Reporter: Dharmesta, Ragil Nugroho | Editor: Tri Adi
Walau timbul tenggelam, bisnis pembuatan perhiasan dari manik-manik terus mengkilap. Kurang cocok untuk anak baru gede, pasar terbesar perhiasan manik-manik ini adalah ibu-ibu dan mahasiswi. Untuk berusaha di bidang ini memerlukan kreativitas untuk membuat desain menarik.
Bisnis perhiasan terus menunjukkan prospek yang bagus. Perkembangannya mengikuti tren yang ada di masyarakat, tak terkecuali usaha perhiasan berbahan manik-manik.

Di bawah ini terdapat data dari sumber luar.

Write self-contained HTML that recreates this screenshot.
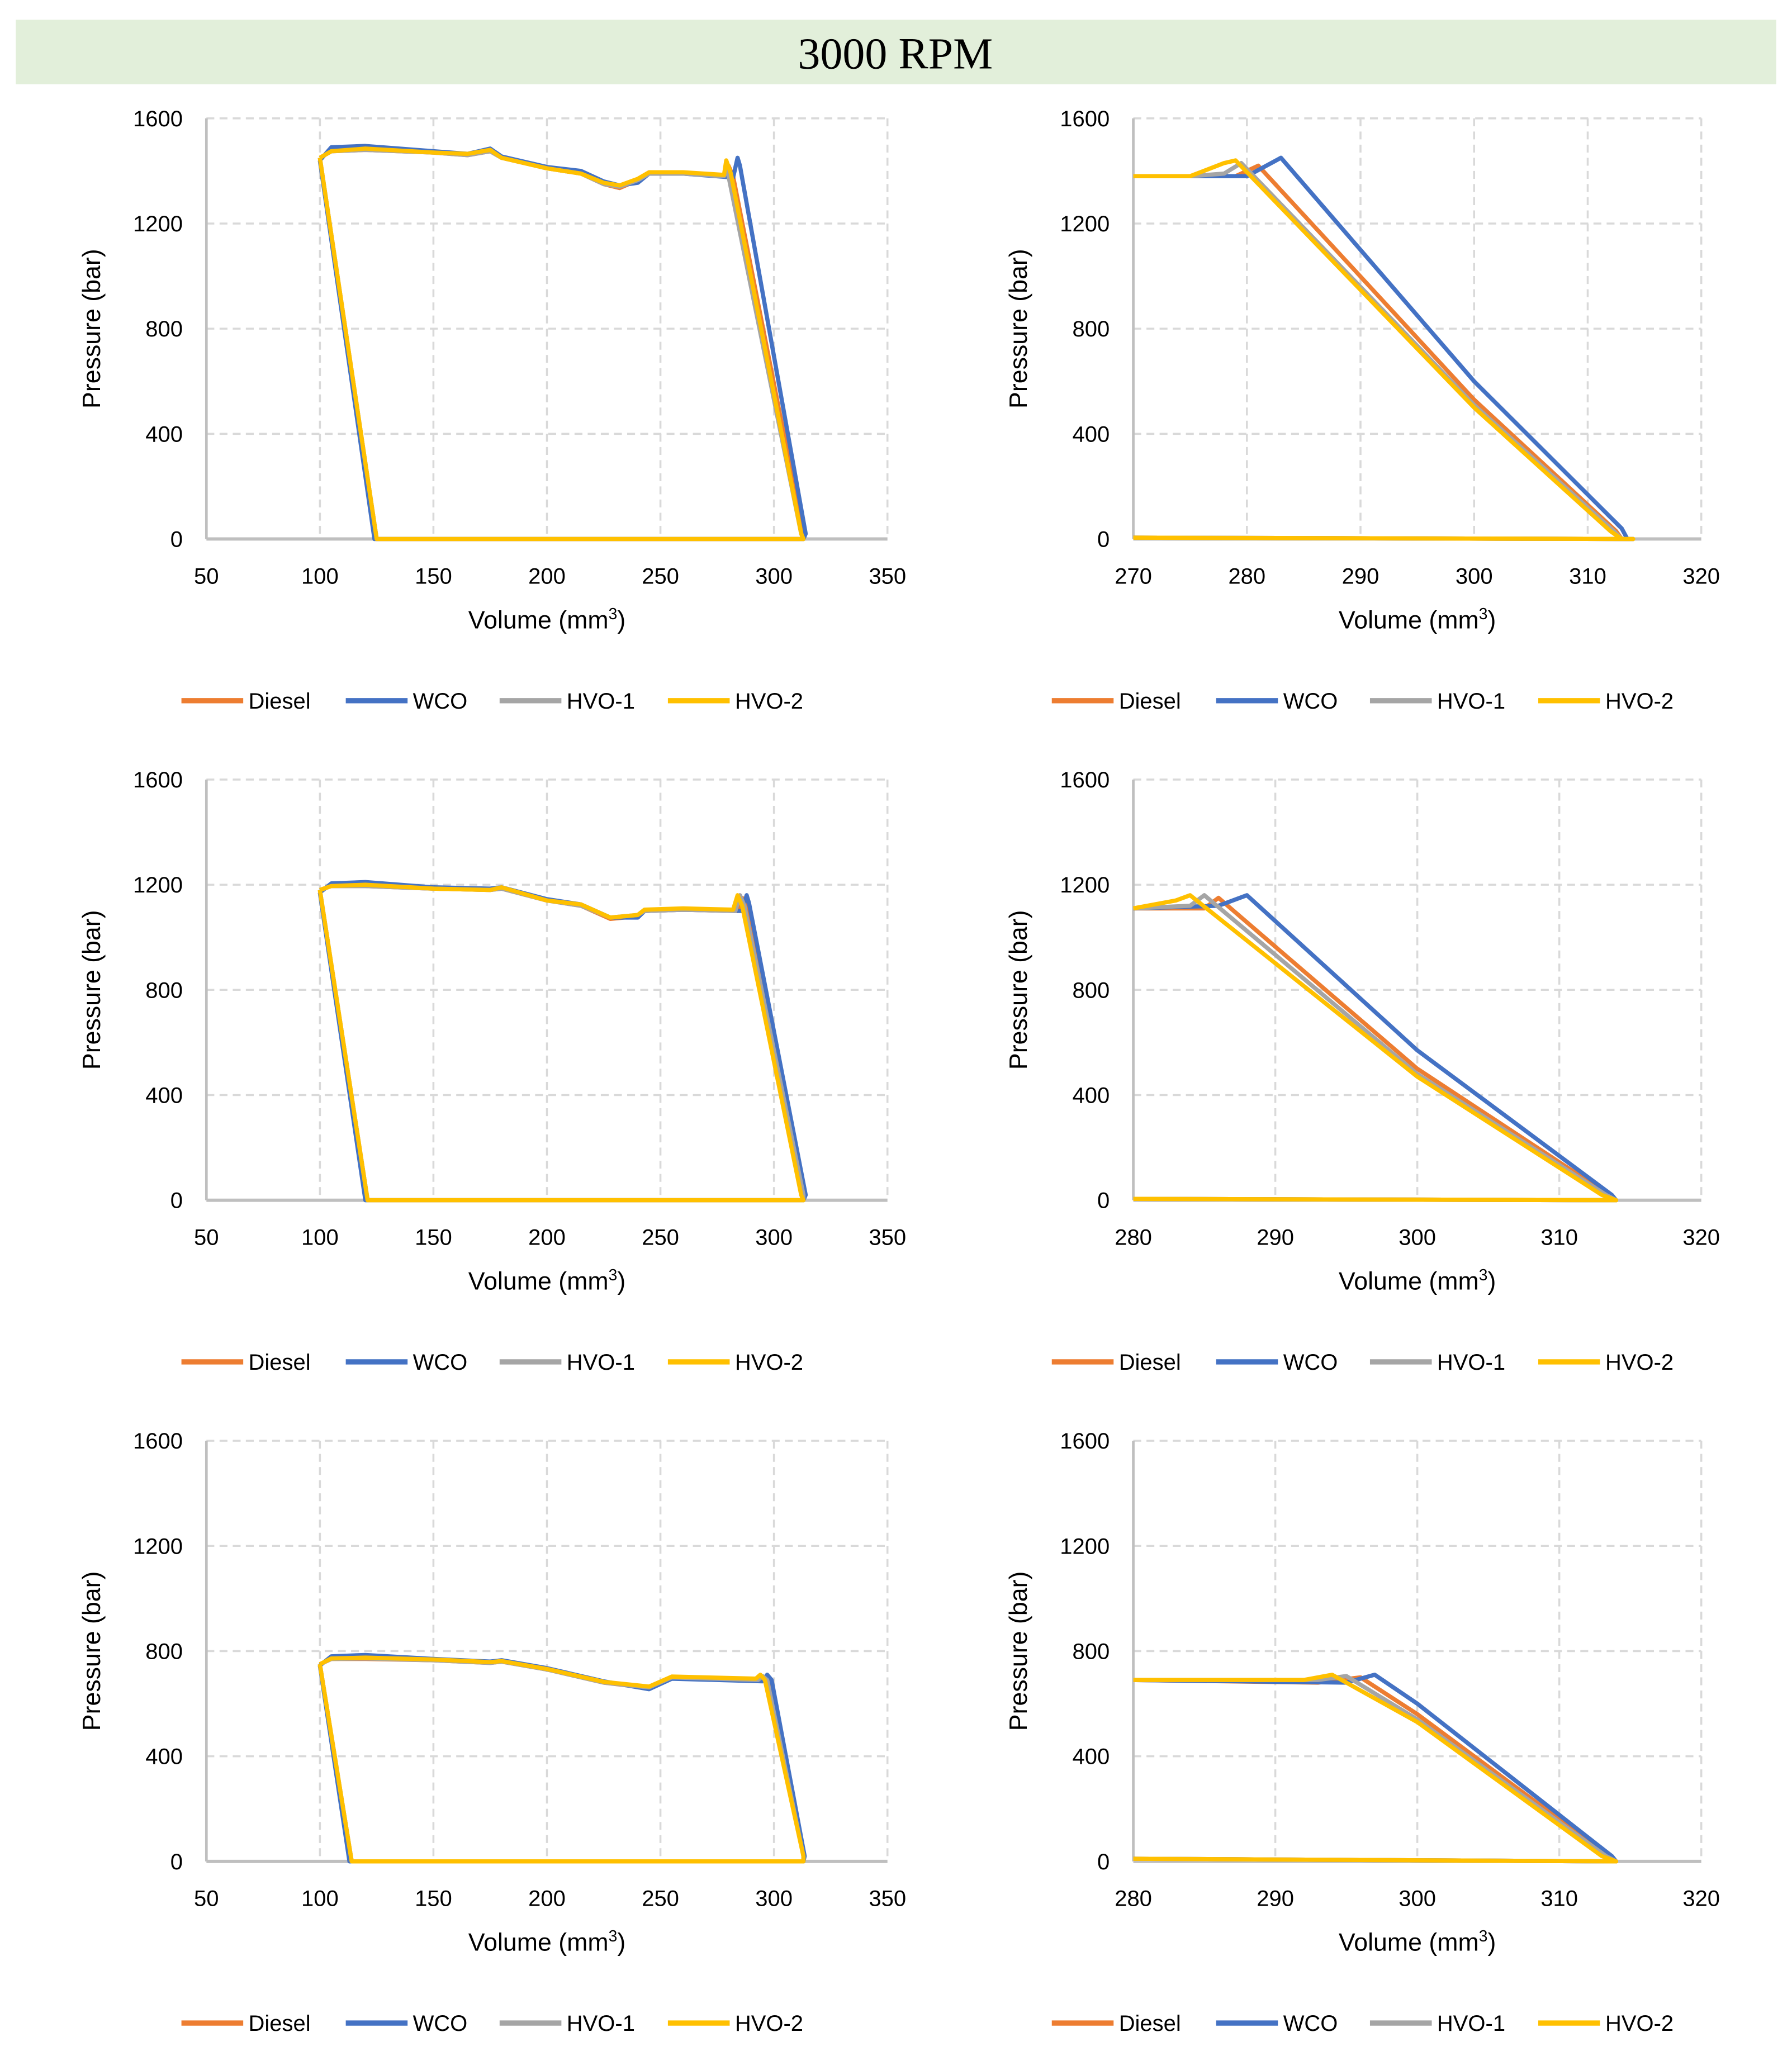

Salah satu pebisnis perhiasan manik-manik ini adalah Enno Aksyamala, pemilik Rumah Kalung. Enno memulai bisnis manik-manik tahun 2005, namun mulai serius mengikuti berbagai pameran pada tahun 2006.
Enno menggunakan batu kristal dan mutiara dengan untaian wire jewelry atau kawat khusus lapis perak impor. Produk Enno khusus menyasar wanita umur 30 tahun ke atas. “Produk saya tidak cocok untuk anak baru gede karena harganya mahal dan desainnya berat," katanya.
Inspirasi desain perhiasan manik-manik yang dihasilkan Enno berasal dari media luar negeri, internet, dan apa yang dilihat oleh Enno. Banyaknya pemain yang juga melakukan bisnis yang sama membuat Enno harus lebih kreatif.
Untuk memproduksi perhiasan manik-manik itu, Enno mengupah 5 sampai 10 pekerja. Jumlah pekerja tergantung pesanan yang masuk. Biasanya satu pekerja dapat mengerjakan 1-3 buah perhiasan manik-manik per hari. Enno mengerjakan 3-4 orderan tiap minggu. Pemesan biasanya membeli satu set manik-manik yang terdiri dari kalung, gelang, dan anting-anting.
Agar konsumen tidak kecewa, Enno terlebih dahulu akan melihat karakter pemesan. “Kalau orang tomboi, kami buatin perhiasan feminim," ujarnya. Enno juga akan memperhatikan untuk keperluan apa manik-manik itu dipakai, misalnya pesta pernikahan.
Tak hanya membuat dan menjual, Enno juga menyelenggarakan kursus membuat perhiasan manik-manik.Untuk level dasar, biayanya Rp 250.000 sekali pertemuan selama 2-4 jam. Kelas paling tinggi tingkat kerumitan biayanya Rp 470.000. Dari kursus ini, Enno mendapat pemasukan Rp 2,5 juta per bulan dari rata-rata 10 murid yang mengikuti.
Omzet dari kursus ditambah bisnis penjualan manik-manik yang mencapai Rp 10 juta - Rp 15 juta per bulan. Omzet itu naik menjadi Rp 20 juta - Rp 25 juta bila ada pameran. Dengan margin 40%-50%, keuntungan Enno perbulan di atas Rp 5 juta.
Tak hanya Enno yang berbisnis manik-manik, Riski Hapsari pemilik Koleksi Kikie di Jakarta juga berbisnis yang sama. Dari bisnis ini, Riski mampu mengantongi omzet Rp 7 juta per bulan. Tak hanya untuk pasar dalam negeri, produksi Riski sudah menembus pasar Malaysia, Singapura, Australia dan Jepang.
Harga manik-manik yang dihasilkan Kiki panggilan akrab Riski cukup terjangkau. Dijual mulai harga Rp 25.000 - Rp 75.000 per item, Kiki juga melayani permintaan khusus dengan harga khusus juga. Seperti juga Enno, Kiki menyasar segmen mahasiswi dan ibu-ibu dengan umur 19-35 tahun.
Untuk lebih mengenalkan perhiasan manik-manik, Kiki juga menyediakan buku tentang cara merangkai aksesori manik-manik. "Saya membagikannya secara gratis lewat internet," katanya. Ia berharap dengan buku yang diberikan maka orang bisa merangkai aksesori yang ia inginkan.
Kiki bilang, proses tersulit dalam proses pembuatan perhiasan dari manik-manik adalah penentuan desain dan model. Kalau sudah menemukan model, ia bisa menyelesaikan pembuatan dalam 30 menit sampai sejam.